Currently, the not-for-profit organization Bike PGH! uses MapHub to collect information about cyclists. Pittsburgh's Homewood neighborhood relies on MapHub to provide information about after-school programs.
The significance of Trailposts is that it allows hikers who spend months on the Appalachian Trail to keep track of water supplies, clean shelters and where they can find their friends or other hikers. As the project develops, the creators plan on using Trailposts for state park and river trails.

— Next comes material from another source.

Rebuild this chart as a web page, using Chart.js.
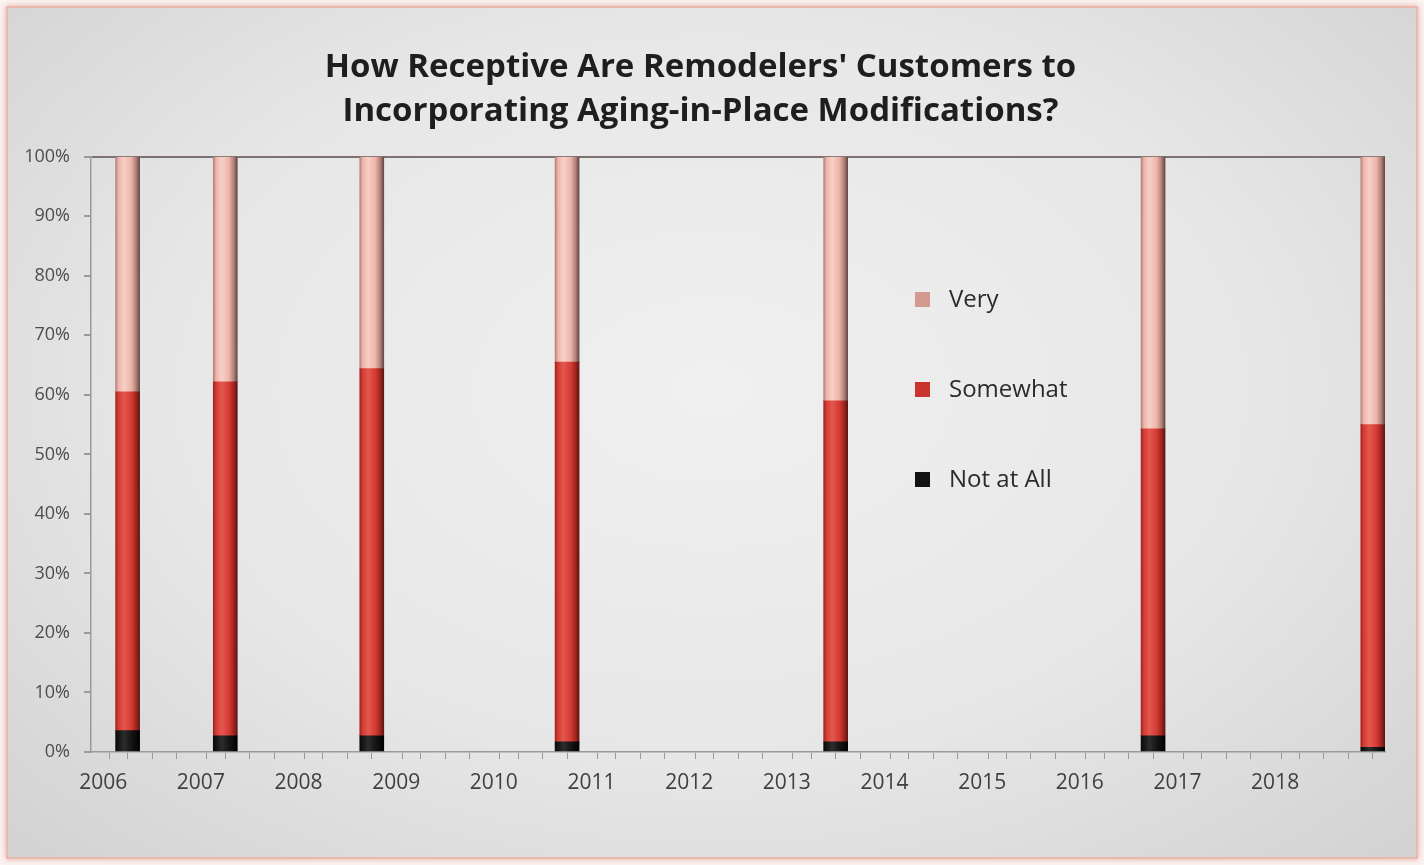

The team responsible for MapHub includes Martin, Jeff Maki and Carl DiSalvo. Martin previously worked as a multimedia programmer and interaction designer in Pittsburgh and San Francisco. He holds a bachelor of fine arts degree in electronic and time-based media from Carnegie Mellon and a master's degree in integrated electronic art from Rensselaer Polytechnic Institute. Maki is an associate fellow at the STUDIO for Creative Inquiry. As an artist, his main interest is how technology and communication networks contribute to and otherwise affect our culture. DiSalvo is a Ph.D. candidate in the School of Design. Prior to returning to academia, he was a senior interaction designer at MetaDesign (San Francisco) and an independent consultant to the Walker Art Center's New Media Initiatives. Greg Baltus is also a collaborator on the project.
MapHub is a research project that relies on grants and gifts from supporters such as Carnegie Mellon, the Center for the Arts in Society, the Pennsylvania Council on the Arts, Telerama and the ZKM Center for Art and Media. The program differs from Google Maps in that MapHub provides very specific geographic focus and two-way communication. For more information, visit www.maphub.org.
Carnegie Mellon's STUDIO for Creative Inquiry, founded in the College of Fine Arts in 1989, aims to support creation and exploration in the arts, especially interdisciplinary projects that bring together the arts, science, technology and the humanities, and impact local and global communities. The College of Fine Arts is a community of nationally and internationally recognized artists and professionals organized into schools of Architecture, Art, Design, Drama and Music, and their associated centers and programs.